┏━━
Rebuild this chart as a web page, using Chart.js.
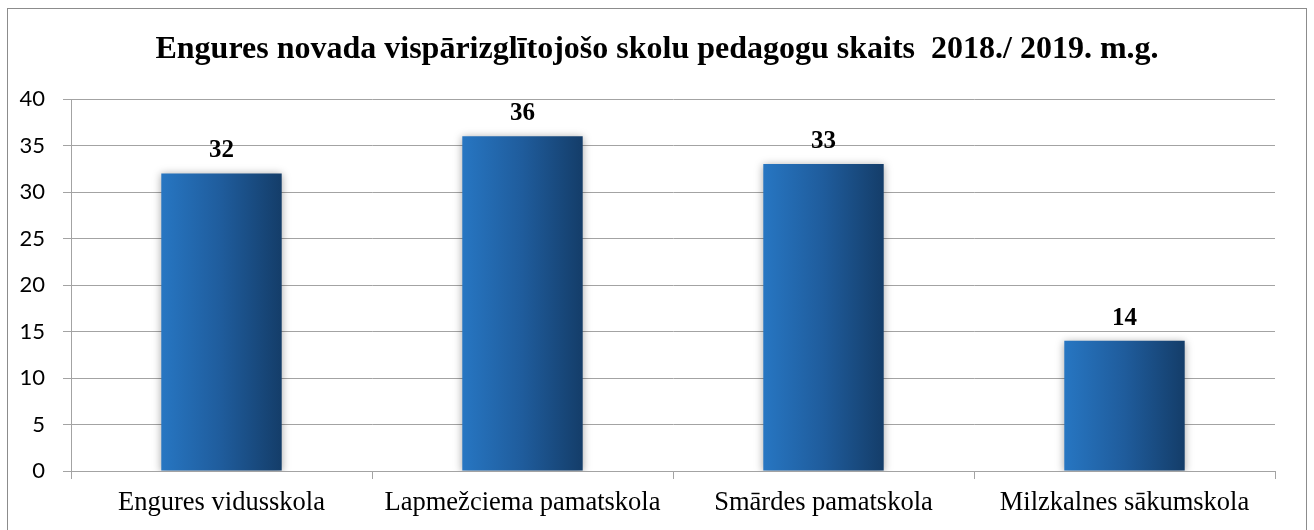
<!DOCTYPE html>
<html>
<head>
<meta charset="utf-8">
<script src="https://cdn.jsdelivr.net/npm/chart.js@4/dist/chart.umd.min.js"></script>
<style>
  html, body { margin: 0; padding: 0; background: #ffffff; }
  #wrap { width: 1314px; height: 530px; position: relative; }
</style>
</head>
<body>
<div id="wrap"><canvas id="c" width="1314" height="530"></canvas></div>
<script>
const titleText = 'Engures novada vispārizglītojošo skolu pedagogu skaits  2018./ 2019. m.g.';
const categories = ['Engures vidusskola', 'Lapmežciema pamatskola', 'Smārdes pamatskola', 'Milzkalnes sākumskola'];
const teacherCounts = [32, 36, 33, 14];
const yTicks = [0, 5, 10, 15, 20, 25, 30, 35, 40];

const BAR_FRACTION = 0.4;
const SERIF = "'Liberation Serif', 'Times New Roman', serif";
const GRID = '#a3a3a3';

function barGradient(context) {
  const chart = context.chart;
  const xs = chart.scales.x;
  if (!chart.chartArea || !xs) return '#2270b8';
  const step = categories.length > 1 ? xs.getPixelForValue(1) - xs.getPixelForValue(0) : xs.width;
  const w = step * BAR_FRACTION;
  const cx = xs.getPixelForValue(context.dataIndex);
  const g = chart.ctx.createLinearGradient(cx - w / 2, 0, cx + w / 2, 0);
  g.addColorStop(0, '#2776c2');
  g.addColorStop(0.5, '#1f5c9c');
  g.addColorStop(1, '#143d69');
  return g;
}

const framePlugin = {
  id: 'frame',
  beforeDraw(chart) {
    const ctx = chart.ctx;
    ctx.save();
    ctx.fillStyle = '#ffffff';
    ctx.fillRect(0, 0, chart.width, chart.height);
    ctx.strokeStyle = '#8c8c8c';
    ctx.lineWidth = 1;
    ctx.strokeRect(7.5, 8.5, 1299, 700);
    ctx.restore();
  },
  beforeDatasetsDraw(chart) {
    const ctx = chart.ctx;
    ctx.save();
    ctx.shadowColor = 'rgba(0,0,0,0.35)';
    ctx.shadowBlur = 8;
    ctx.shadowOffsetX = 0;
    ctx.shadowOffsetY = 1;
  },
  afterDatasetsDraw(chart) {
    const ctx = chart.ctx;
    ctx.restore();
    ctx.save();
    ctx.font = 'bold 25px ' + SERIF;
    ctx.fillStyle = '#000000';
    ctx.textAlign = 'center';
    ctx.textBaseline = 'alphabetic';
    const meta = chart.getDatasetMeta(0);
    meta.data.forEach((bar, i) => {
      ctx.fillText(String(teacherCounts[i]), bar.x, bar.y - 16);
    });
    ctx.restore();
  }
};

new Chart(document.getElementById('c'), {
  type: 'bar',
  data: {
    labels: categories,
    datasets: [{
      data: teacherCounts,
      backgroundColor: barGradient,
      borderWidth: 0,
      categoryPercentage: 1,
      barPercentage: BAR_FRACTION
    }]
  },
  options: {
    responsive: false,
    animation: false,
    layout: { padding: { left: 0, right: 0, top: 0, bottom: 0 } },
    plugins: {
      legend: { display: false },
      tooltip: { enabled: false },
      title: {
        display: true,
        text: titleText,
        color: '#000000',
        font: { family: SERIF, size: 32, weight: 'bold', lineHeight: 1.2 },
        padding: { top: 31, bottom: 29.6 }
      }
    },
    scales: {
      x: {
        offset: true,
        grid: { display: true, drawOnChartArea: false, drawTicks: true, tickLength: 8, color: GRID, offset: true },
        border: { display: true, color: GRID },
        ticks: { color: '#000000', font: { family: SERIF, size: 26.5 }, padding: 8, maxRotation: 0, autoSkip: false },
        afterFit(scale) { scale.height = 59; }
      },
      y: {
        min: 0,
        max: 40,
        afterBuildTicks(scale) { scale.ticks = yTicks.map(v => ({ value: v })); },
        grid: { color: GRID, tickLength: 8, drawTicks: true },
        border: { display: true, color: GRID },
        ticks: { color: '#000000', font: { family: "Lato, 'Open Sans', sans-serif", size: 22 }, padding: 18 },
        afterFit(scale) { scale.width = 71; }
      },
      yRightSpace: {
        type: 'linear',
        position: 'right',
        display: true,
        min: 0,
        max: 40,
        grid: { display: false, drawOnChartArea: false },
        border: { display: false },
        ticks: { display: false },
        afterFit(scale) { scale.width = 39; }
      }
    }
  },
  plugins: [framePlugin]
});
</script>
</body>
</html>
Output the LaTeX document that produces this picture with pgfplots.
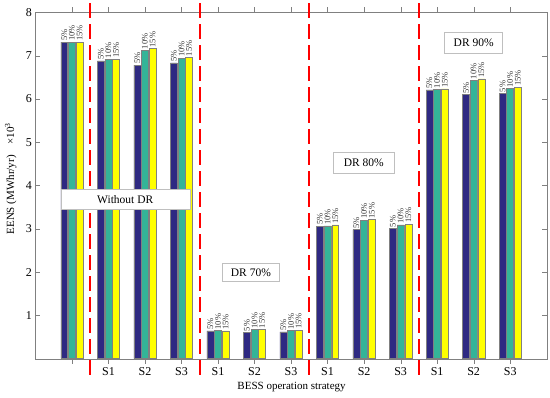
\documentclass[border=0pt]{standalone}
\usepackage{pgfplots}
\pgfplotsset{compat=1.18}
\usepackage{fontspec}
\setmainfont{Liberation Serif}
\definecolor{navy}{RGB}{46,41,130}
\definecolor{tealx}{RGB}{52,180,152}
\definecolor{yelx}{RGB}{255,255,0}
\definecolor{axgray}{RGB}{128,128,128}
\begin{document}
\begin{tikzpicture}
\useasboundingbox (0,0) rectangle (550bp,398bp);
\begin{axis}[
  at={(35.4bp,39.3bp)}, anchor=south west,
  scale only axis, width=511.3bp, height=346.4bp,
  xmin=0, xmax=14, ymin=0, ymax=8,
  ytick={1,...,8},
  xtick={1,...,13},
  xticklabels={,S1,S2,S3,S1,S2,S3,S1,S2,S3,S1,S2,S3},
  tick align=inside,
  major tick length=5bp,
  axis line style={axgray},
  tick style={axgray},
  ticklabel style={font=\fontsize{12bp}{13bp}\selectfont, text=black},
  /pgf/number format/assume math mode=true,
  ybar, bar width=0.19,
  clip=false,
  xlabel={BESS operation strategy},
  ylabel={EENS (MWhr/yr)\quad ×10\textsuperscript{3}},
  label style={font=\fontsize{11bp}{13bp}\selectfont},
  xlabel style={at={(axis description cs:0.501,-0.081)}, anchor=center},
  ylabel style={at={(axis description cs:-0.048,0.52)}, anchor=center},
  every node near coord/.append style={rotate=90, anchor=west, inner sep=1bp, font=\fontsize{8.5bp}{9bp}\selectfont, text=black!80},
]
\addplot[fill=navy, draw=axgray, line width=0.5bp, bar shift=-0.21, nodes near coords={5\%}] coordinates {
(1,7.31) (2,6.88) (3,6.78) (4,6.83)
(5,0.64) (6,0.61) (7,0.62)
(8,3.06) (9,2.98) (10,3.01)
(11,6.21) (12,6.10) (13,6.13)};
\addplot[fill=tealx, draw=axgray, line width=0.5bp, bar shift=0, nodes near coords={10\%}] coordinates {
(1,7.31) (2,6.91) (3,7.12) (4,6.94)
(5,0.65) (6,0.67) (7,0.65)
(8,3.07) (9,3.20) (10,3.09)
(11,6.22) (12,6.43) (13,6.24)};
\addplot[fill=yelx, draw=axgray, line width=0.5bp, bar shift=0.21, nodes near coords={15\%}] coordinates {
(1,7.31) (2,6.92) (3,7.16) (4,6.96)
(5,0.64) (6,0.68) (7,0.66)
(8,3.09) (9,3.21) (10,3.11)
(11,6.23) (12,6.46) (13,6.27)};
\foreach \xx in {1.5,4.5,7.5,10.5}{
  \edef\tmp{\noexpand\draw[red, line width=2bp, dash pattern=on 15bp off 6bp] (axis cs:\xx,8.21) -- (axis cs:\xx,-0.42);}
  \tmp
}
\tikzset{box/.style={draw=black!25, fill=white, inner sep=0pt, font=\fontsize{11.5bp}{13bp}\selectfont}}
\node[box, minimum width=129bp, minimum height=20bp] at (axis cs:2.46,3.68) {Without DR};
\node[box, minimum width=57bp, minimum height=18bp] at (axis cs:5.90,1.99) {DR 70\%};
\node[box, minimum width=61bp, minimum height=21bp] at (axis cs:8.99,4.52) {DR 80\%};
\node[box, minimum width=58bp, minimum height=21bp] at (axis cs:12.0,7.30) {DR 90\%};
\end{axis}
\end{tikzpicture}
\end{document}
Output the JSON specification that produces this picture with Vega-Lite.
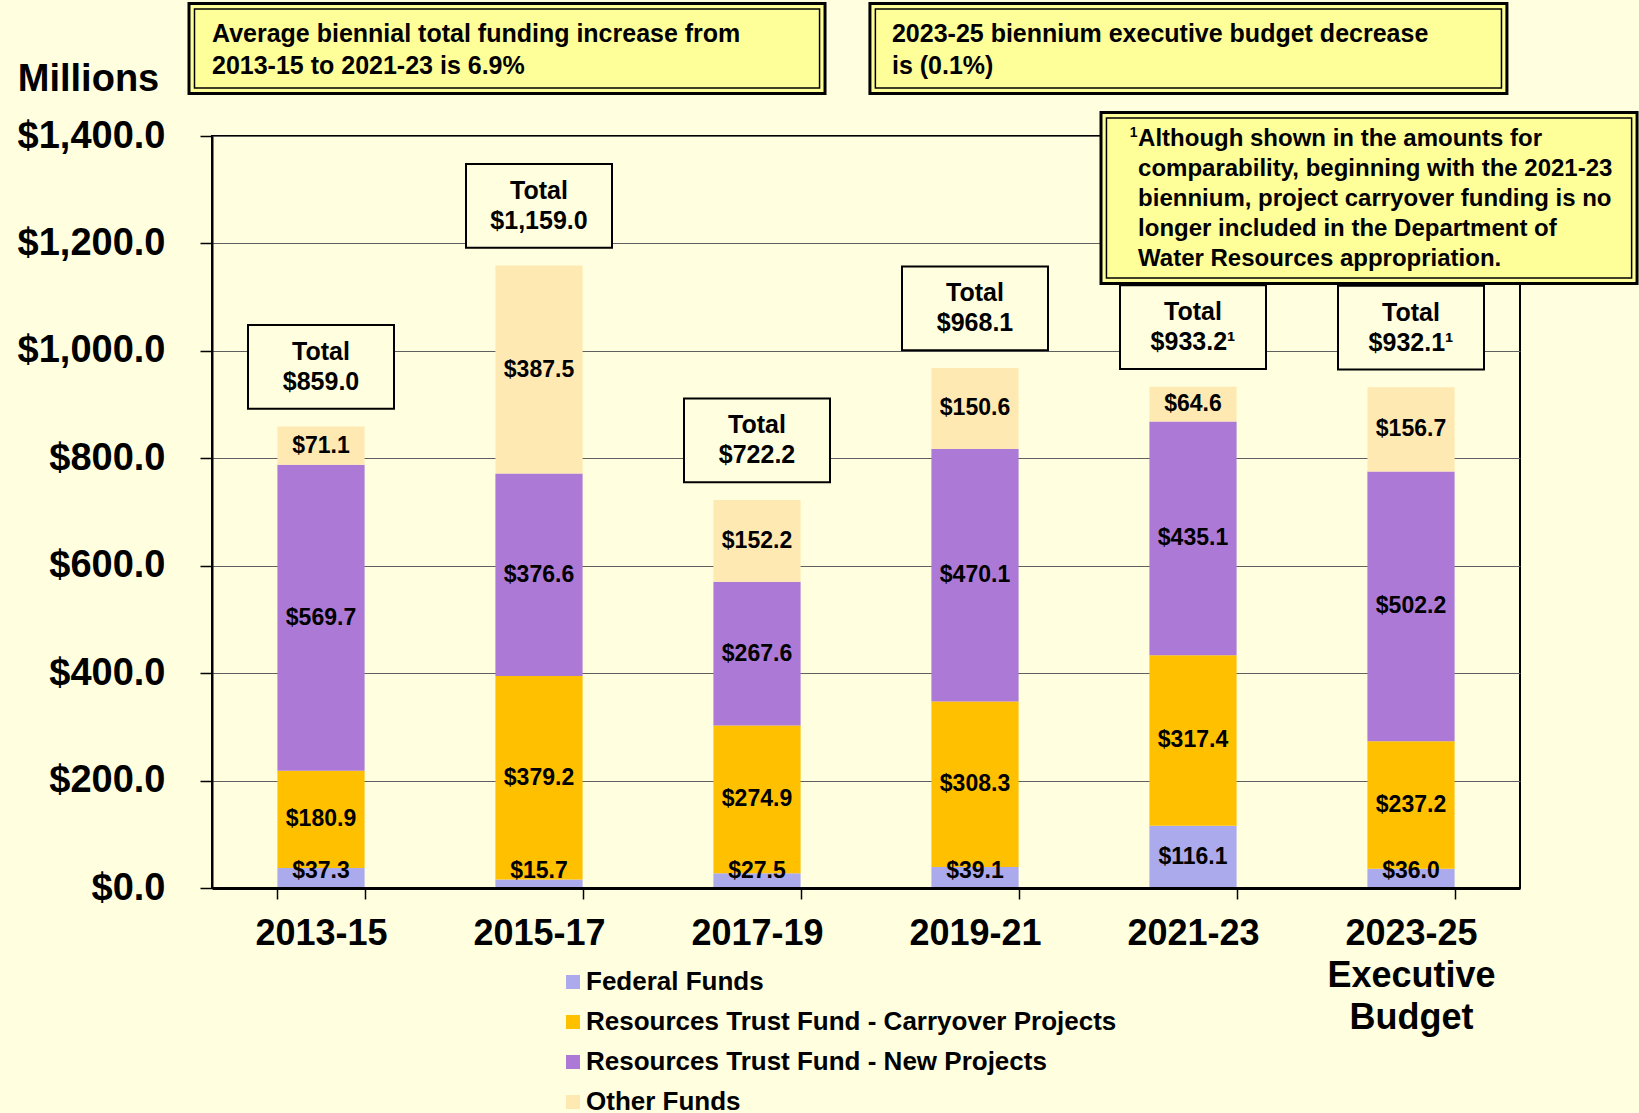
{
  "$schema": "https://vega.github.io/schema/vega-lite/v6.json",
  "width": 1308,
  "height": 752,
  "autosize": {"type": "none"},
  "padding": {"left": 212, "top": 136, "right": 119, "bottom": 225},
  "background": "#FFFFE0",
  "config": {
    "font": "Liberation Sans",
    "view": {"stroke": "black", "strokeWidth": 2}
  },
  "data": {"values": [{}]},
  "datasets": {
    "funds": [
      {"period": "2013-15", "fund": "Federal Funds", "amount": 37.3},
      {"period": "2013-15", "fund": "Resources Trust Fund - Carryover Projects", "amount": 180.9},
      {"period": "2013-15", "fund": "Resources Trust Fund - New Projects", "amount": 569.7},
      {"period": "2013-15", "fund": "Other Funds", "amount": 71.1},
      {"period": "2015-17", "fund": "Federal Funds", "amount": 15.7},
      {"period": "2015-17", "fund": "Resources Trust Fund - Carryover Projects", "amount": 379.2},
      {"period": "2015-17", "fund": "Resources Trust Fund - New Projects", "amount": 376.6},
      {"period": "2015-17", "fund": "Other Funds", "amount": 387.5},
      {"period": "2017-19", "fund": "Federal Funds", "amount": 27.5},
      {"period": "2017-19", "fund": "Resources Trust Fund - Carryover Projects", "amount": 274.9},
      {"period": "2017-19", "fund": "Resources Trust Fund - New Projects", "amount": 267.6},
      {"period": "2017-19", "fund": "Other Funds", "amount": 152.2},
      {"period": "2019-21", "fund": "Federal Funds", "amount": 39.1},
      {"period": "2019-21", "fund": "Resources Trust Fund - Carryover Projects", "amount": 308.3},
      {"period": "2019-21", "fund": "Resources Trust Fund - New Projects", "amount": 470.1},
      {"period": "2019-21", "fund": "Other Funds", "amount": 150.6},
      {"period": "2021-23", "fund": "Federal Funds", "amount": 116.1},
      {"period": "2021-23", "fund": "Resources Trust Fund - Carryover Projects", "amount": 317.4},
      {"period": "2021-23", "fund": "Resources Trust Fund - New Projects", "amount": 435.1},
      {"period": "2021-23", "fund": "Other Funds", "amount": 64.6},
      {"period": "2023-25 Executive Budget", "fund": "Federal Funds", "amount": 36.0},
      {"period": "2023-25 Executive Budget", "fund": "Resources Trust Fund - Carryover Projects", "amount": 237.2},
      {"period": "2023-25 Executive Budget", "fund": "Resources Trust Fund - New Projects", "amount": 502.2},
      {"period": "2023-25 Executive Budget", "fund": "Other Funds", "amount": 156.7}
    ],
    "totals": [
      {"period": "2013-15", "total": 859.0, "note": ""},
      {"period": "2015-17", "total": 1159.0, "note": ""},
      {"period": "2017-19", "total": 722.2, "note": ""},
      {"period": "2019-21", "total": 968.1, "note": ""},
      {"period": "2021-23", "total": 933.2, "note": "¹"},
      {"period": "2023-25 Executive Budget", "total": 932.1, "note": "¹"}
    ]
  },
  "resolve": {"scale": {"x": "independent"}},
  "layer": [
    {
      "layer": [
        {
          "data": {"name": "funds"},
          "transform": [
            {"calculate": "indexof(['Federal Funds','Resources Trust Fund - Carryover Projects','Resources Trust Fund - New Projects','Other Funds'], datum.fund)", "as": "k"}
          ],
          "mark": {"type": "bar"},
          "encoding": {
            "x": {
              "field": "period", "type": "nominal",
              "scale": {"paddingInner": 0.6, "paddingOuter": 0.3},
              "axis": {
                "title": null, "labelAngle": 0, "labelFontSize": 36, "labelFontWeight": "bold", "labelColor": "black",
                "labelPadding": 17, "labelLineHeight": 42,
                "labelExpr": "datum.value == '2023-25 Executive Budget' ? ['2023-25','Executive','Budget'] : datum.label",
                "tickBand": "extent", "tickSize": 11, "tickColor": "black", "tickWidth": 1.5,
                "domainColor": "black", "domainWidth": 3, "zindex": 1, "labelOverlap": false
              }
            },
            "y": {
              "field": "amount", "type": "quantitative", "stack": "zero",
              "scale": {"domain": [0, 1400], "nice": false},
              "axis": {
                "values": [0, 200, 400, 600, 800, 1000, 1200, 1400], "format": "$,.1f",
                "title": "Millions", "titleAngle": 0, "titleX": -124, "titleY": -46, "titleAlign": "center",
                "titleBaseline": "alphabetic", "titleFontSize": 38, "titleFontWeight": "bold", "titleColor": "black",
                "labelFontSize": 38, "labelFontWeight": "bold", "labelColor": "black", "labelPadding": 35,
                "tickSize": 12, "tickColor": "black", "tickWidth": 1.5,
                "grid": true, "gridColor": "#606060", "gridWidth": 1,
                "domainColor": "black", "domainWidth": 2
              }
            },
            "color": {
              "field": "fund", "type": "nominal",
              "sort": ["Federal Funds", "Resources Trust Fund - Carryover Projects", "Resources Trust Fund - New Projects", "Other Funds"],
              "scale": {
                "domain": ["Federal Funds", "Resources Trust Fund - Carryover Projects", "Resources Trust Fund - New Projects", "Other Funds"],
                "range": ["#ABAAEC", "#FFC000", "#AD79D6", "#FFE9B2"]
              },
              "legend": {
                "title": null, "orient": "none", "legendX": 348, "legendY": 833, "direction": "vertical",
                "symbolType": "square", "symbolSize": 196, "symbolStrokeWidth": 0, "symbolOpacity": 1,
                "labelFontSize": 26, "labelFontWeight": "bold", "labelColor": "black", "labelOffset": 0,
                "rowPadding": 14, "padding": 0, "labelLimit": 0
              }
            },
            "order": {"field": "k", "type": "quantitative"}
          }
        },
        {
          "data": {"name": "funds"},
          "transform": [
            {"calculate": "indexof(['Federal Funds','Resources Trust Fund - Carryover Projects','Resources Trust Fund - New Projects','Other Funds'], datum.fund)", "as": "k"},
            {"stack": "amount", "groupby": ["period"], "sort": [{"field": "k", "order": "ascending"}], "as": ["y0", "y1"]},
            {"calculate": "max((datum.y0 + datum.y1) / 2, 32)", "as": "mid"}
          ],
          "mark": {"type": "text", "fontSize": 23, "fontWeight": "bold", "color": "black", "align": "center", "baseline": "middle"},
          "encoding": {
            "x": {"field": "period", "type": "nominal"},
            "y": {"field": "mid", "type": "quantitative"},
            "text": {"field": "amount", "type": "quantitative", "format": "$,.1f"}
          }
        },
        {
          "data": {"name": "totals"},
          "transform": [
            {"calculate": "datum.total + 33", "as": "b0"},
            {"calculate": "datum.total + 189", "as": "b1"}
          ],
          "mark": {"type": "bar", "width": 146, "fill": "#FFFFE0", "stroke": "black", "strokeWidth": 2},
          "encoding": {
            "x": {"field": "period", "type": "nominal"},
            "y": {"field": "b0", "type": "quantitative"},
            "y2": {"field": "b1"}
          }
        },
        {
          "data": {"name": "totals"},
          "transform": [
            {"calculate": "datum.total + 139", "as": "tc"},
            {"calculate": "'Total\\n' + format(datum.total, '$,.1f') + datum.note", "as": "lbl"}
          ],
          "mark": {"type": "text", "fontSize": 25, "fontWeight": "bold", "color": "black", "align": "center", "baseline": "middle", "lineBreak": "\n", "lineHeight": 30},
          "encoding": {
            "x": {"field": "period", "type": "nominal"},
            "y": {"field": "tc", "type": "quantitative"},
            "text": {"field": "lbl", "type": "nominal"}
          }
        }
      ]
    },
    {
      "layer": [
        {
          "mark": {"type": "rect", "fill": "#FFFF99", "stroke": "black", "strokeWidth": 3},
          "encoding": {
            "x": {"datum": -0.1055, "type": "quantitative", "scale": {"domain": [0, 6], "nice": false, "zero": false}, "axis": null},
            "x2": {"datum": 2.812},
            "y": {"datum": 1646.5, "type": "quantitative"},
            "y2": {"datum": 1479}
          }
        },
        {
          "mark": {"type": "rect", "fill": null, "fillOpacity": 0, "stroke": "black", "strokeWidth": 1.5},
          "encoding": {
            "x": {"datum": -0.0803, "type": "quantitative", "axis": null},
            "x2": {"datum": 2.787},
            "y": {"datum": 1636.3, "type": "quantitative"},
            "y2": {"datum": 1489.2}
          }
        },
        {
          "mark": {"type": "text", "text": "Average biennial total funding increase from\n2013-15 to 2021-23 is 6.9%", "lineBreak": "\n", "lineHeight": 32, "align": "left", "baseline": "middle", "fontSize": 25, "fontWeight": "bold", "color": "black"},
          "encoding": {
            "x": {"datum": 0.0, "type": "quantitative", "axis": null},
            "y": {"datum": 1590.7, "type": "quantitative"}
          }
        },
        {
          "mark": {"type": "rect", "fill": "#FFFF99", "stroke": "black", "strokeWidth": 3},
          "encoding": {
            "x": {"datum": 3.018, "type": "quantitative", "axis": null},
            "x2": {"datum": 5.940},
            "y": {"datum": 1646.5, "type": "quantitative"},
            "y2": {"datum": 1479}
          }
        },
        {
          "mark": {"type": "rect", "fill": null, "fillOpacity": 0, "stroke": "black", "strokeWidth": 1.5},
          "encoding": {
            "x": {"datum": 3.043, "type": "quantitative", "axis": null},
            "x2": {"datum": 5.915},
            "y": {"datum": 1636.3, "type": "quantitative"},
            "y2": {"datum": 1489.2}
          }
        },
        {
          "mark": {"type": "text", "text": "2023-25 biennium executive budget decrease\nis (0.1%)", "lineBreak": "\n", "lineHeight": 32, "align": "left", "baseline": "middle", "fontSize": 25, "fontWeight": "bold", "color": "black"},
          "encoding": {
            "x": {"datum": 3.119, "type": "quantitative", "axis": null},
            "y": {"datum": 1590.7, "type": "quantitative"}
          }
        },
        {
          "mark": {"type": "rect", "fill": "#FFFF99", "stroke": "black", "strokeWidth": 3},
          "encoding": {
            "x": {"datum": 4.078, "type": "quantitative", "axis": null},
            "x2": {"datum": 6.537},
            "y": {"datum": 1443.7, "type": "quantitative"},
            "y2": {"datum": 1125.6}
          }
        },
        {
          "mark": {"type": "rect", "fill": null, "fillOpacity": 0, "stroke": "black", "strokeWidth": 1.5},
          "encoding": {
            "x": {"datum": 4.103, "type": "quantitative", "axis": null},
            "x2": {"datum": 6.512},
            "y": {"datum": 1433.5, "type": "quantitative"},
            "y2": {"datum": 1135.8}
          }
        },
        {
          "mark": {"type": "text", "text": "Although shown in the amounts for\ncomparability, beginning with the 2021-23\nbiennium, project carryover funding is no\nlonger included in the Department of\nWater Resources appropriation.", "lineBreak": "\n", "lineHeight": 30, "align": "left", "baseline": "middle", "fontSize": 24, "fontWeight": "bold", "color": "black"},
          "encoding": {
            "x": {"datum": 4.248, "type": "quantitative", "axis": null},
            "y": {"datum": 1395.3, "type": "quantitative"}
          }
        },
        {
          "mark": {"type": "text", "text": "1", "align": "left", "baseline": "middle", "fontSize": 14, "fontWeight": "bold", "color": "black"},
          "encoding": {
            "x": {"datum": 4.21, "type": "quantitative", "axis": null},
            "y": {"datum": 1404.7, "type": "quantitative"}
          }
        }
      ]
    }
  ]
}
┗━━
(TASK): Return only the lines running from the start of the entries above to the line that contains "const GRID = '#a3a3a3';", inclusive, and omit every picture.

(SOLUTION FOR THIS EXERCISE):
Rebuild this chart as a web page, using Chart.js.
<!DOCTYPE html>
<html>
<head>
<meta charset="utf-8">
<script src="https://cdn.jsdelivr.net/npm/chart.js@4/dist/chart.umd.min.js"></script>
<style>
  html, body { margin: 0; padding: 0; background: #ffffff; }
  #wrap { width: 1314px; height: 530px; position: relative; }
</style>
</head>
<body>
<div id="wrap"><canvas id="c" width="1314" height="530"></canvas></div>
<script>
const titleText = 'Engures novada vispārizglītojošo skolu pedagogu skaits  2018./ 2019. m.g.';
const categories = ['Engures vidusskola', 'Lapmežciema pamatskola', 'Smārdes pamatskola', 'Milzkalnes sākumskola'];
const teacherCounts = [32, 36, 33, 14];
const yTicks = [0, 5, 10, 15, 20, 25, 30, 35, 40];

const BAR_FRACTION = 0.4;
const SERIF = "'Liberation Serif', 'Times New Roman', serif";
const GRID = '#a3a3a3';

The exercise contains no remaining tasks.